When people ask what you do now, give them a line that feels true and short. Say you coach youth runners. Say you are learning Korean. Say you build furniture in the morning and mentor in the afternoon. A simple, honest story reduces social friction. It also reminds you, when you hear your own words, that you chose this chapter with intention.

If you want meaning to grow, keep one foot in service. The fastest way to feel useful is to be useful. Do not wait for a perfect cause. Offer two hours a week to a local need and keep showing up. Meaning does not come from a single dramatic gesture. It arrives through repetition, recognition, and trust.

Technology can serve this life or pull it apart. Trim notifications until your phone speaks only when it has something important to say. Keep your home screen simple. Share a calendar with your partner. Track workouts with one tool instead of five. Archive more than you delete so your mind holds fewer open loops. Calm is a function of clarity.

There is a curve to this transition that you can expect. The first month often glows with novelty. The second month can feel awkward as the shine wears off and your new routines reveal friction. The third month brings pattern recognition. Six months in, the new identity begins to feel normal. A year in, you may forget how much you once worried about letting go of the old system. Prepare for that timeline. Expect the phases. Let patience be a form of intelligence.

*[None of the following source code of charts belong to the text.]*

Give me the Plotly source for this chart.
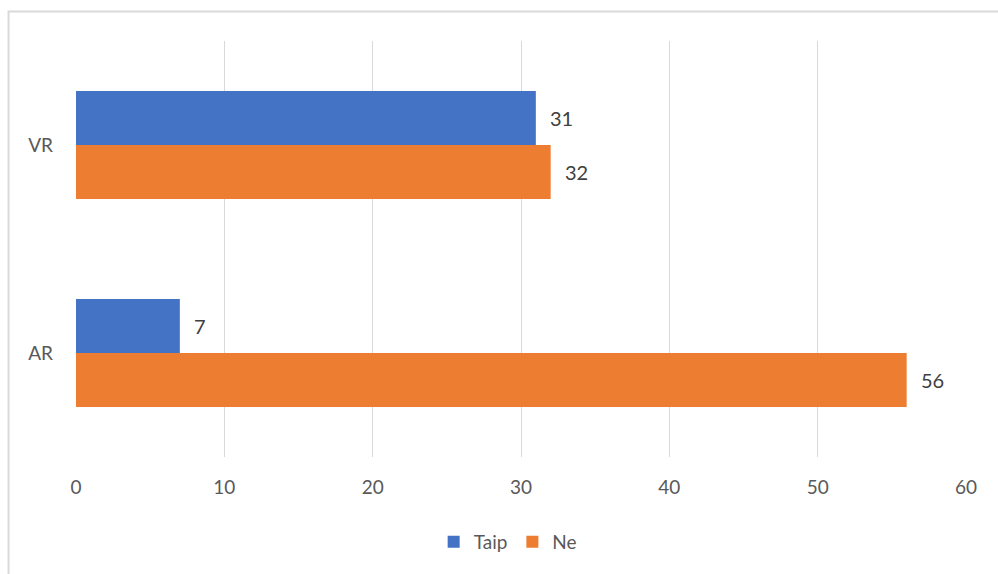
import plotly.graph_objects as go

categories = ["VR", "AR"]
taip = [31, 7]
ne = [32, 56]
x_ticks = [0, 10, 20, 30, 40, 50, 60]

BLUE = "#4472C4"
ORANGE = "#ED7D31"
FONT = "Lato, Open Sans, sans-serif"

fig = go.Figure()
fig.add_trace(go.Bar(y=categories, x=taip, name="Taip", orientation="h",
                     marker=dict(color=BLUE, line=dict(width=0))))
fig.add_trace(go.Bar(y=categories, x=ne, name="Ne", orientation="h",
                     marker=dict(color=ORANGE, line=dict(width=0))))

annotations = []
for series, shift in ((taip, 27), (ne, -27)):
    for cat, v in zip(categories, series):
        annotations.append(dict(x=v, y=cat, xref="x", yref="y", text=str(v),
                                showarrow=False, xanchor="left", xshift=12,
                                yshift=shift,
                                font=dict(family=FONT, size=20, color="#404040")))

fig.update_layout(
    width=998, height=574,
    margin=dict(l=76, r=32, t=41, b=117),
    paper_bgcolor="white", plot_bgcolor="white",
    barmode="group", bargap=0.48, bargroupgap=0,
    font=dict(family=FONT, size=19, color="#595959"),
    xaxis=dict(range=[0, 60], tickvals=x_ticks, showgrid=True,
               gridcolor="#D9D9D9", gridwidth=1, zeroline=False,
               showline=False, ticks="", ticklabelstandoff=17,
               tickfont=dict(size=19, color="#595959")),
    yaxis=dict(autorange="reversed", showgrid=False, zeroline=False,
               showline=False, ticks="", ticklabelstandoff=22,
               tickfont=dict(size=19, color="#595959")),
    legend=dict(orientation="h", x=0.485, xanchor="center", y=-0.204,
                yanchor="middle", font=dict(size=19, color="#595959"),
                itemwidth=30),
    annotations=annotations,
    shapes=[dict(type="path", xref="paper", yref="paper",
                 path="M -0.0758,-0.4 L -0.0758,1.0709 L 1.1,1.0709",
                 line=dict(color="#D9D9D9", width=2))],
)

fig.write_html("out.html")
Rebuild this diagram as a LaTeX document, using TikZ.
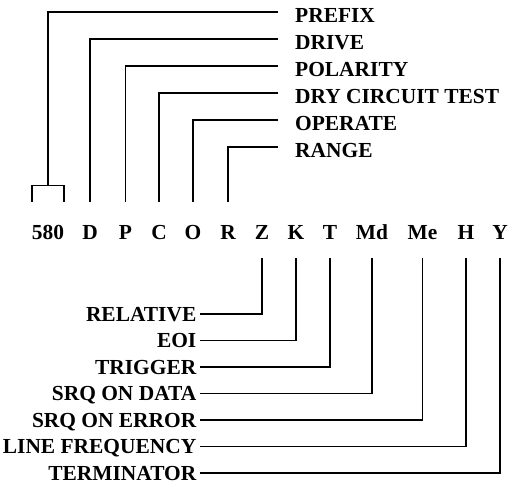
\documentclass[tikz,border=0pt]{standalone}
\usepackage{fontspec}
\setmainfont{Liberation Serif}
\usetikzlibrary{positioning}
\tikzset{
  key/.style={font=\fontsize{21.5}{25}\selectfont\bfseries,inner sep=0pt,anchor=base},
  lab/.style={font=\fontsize{21.5}{25}\selectfont\bfseries,inner sep=0pt,text height=14.2bp,text depth=0pt},
  wire/.style={line width=1.6bp},
}
\begin{document}
\begin{tikzpicture}[x=1bp,y=-1bp]
  \useasboundingbox (0,0) rectangle (508,486);
  \foreach \n/\x in {580/48,D/90,P/125.5,C/159,O/193,R/228,Z/262,K/296,T/330,Md/372,Me/422.5,H/466,Y/500}
    \node[key] (k\n) at (\x,239) {\n};
  \foreach \n/\y/\t in {580/12/PREFIX,D/39/DRIVE,P/66/POLARITY,C/93/DRY CIRCUIT TEST,O/120/OPERATE,R/147/RANGE}
    \node[lab,anchor=west] (l\n) at (295,\y+3) {\t};
  \foreach \n/\y/\t in {Z/314/RELATIVE,K/340.5/EOI,T/367/TRIGGER,Md/393.5/SRQ ON DATA,Me/420/SRQ ON ERROR,H/446.5/LINE FREQUENCY,Y/473/TERMINATOR}
    \node[lab,anchor=east] (l\n) at (196.5,\y) {\t};
  \coordinate (brk) at ([yshift=39bp]k580.north);
  \draw[wire,shorten <=17bp] ([yshift=3bp]l580.west) -| (brk);
  \draw[wire] ([yshift=23bp]k580.north west) |- ([yshift=39bp]k580.north east) -- ([yshift=23bp]k580.north east);
  \foreach \n in {D,P,C,O,R}
    \draw[wire,shorten <=17bp,shorten >=23bp] ([yshift=3bp]l\n.west) -| (k\n);
  \foreach \n in {Z,K,T,Md,Me,H,Y}
    \draw[wire,shorten <=19bp,shorten >=3.5bp] (k\n) |- (l\n);
\end{tikzpicture}
\end{document}
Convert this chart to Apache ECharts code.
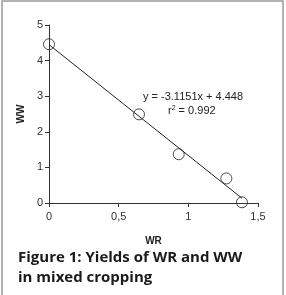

Preparing mentally and emotionally for retirement is not a mystery. It is a set of small decisions carried out with care. Build roles that do not depend on your old title. Give your days and weeks a rhythm your body can trust. Train your attention so it becomes a tool you can aim. Tame money so it hums in the background rather than shouts at the front. Invest in relationships and in service. Strengthen the frame that moves you through the world. Learn on purpose. Tell a clear story about this chapter. Shape your rooms to fit your goals. Be honest about grief, generous with patience, and steady with practice. If your plan can survive a bad week, your life can flourish across many good years. You are not stepping away from a life. You are stepping toward a version of it that you design with intention, and that is a promise worth keeping.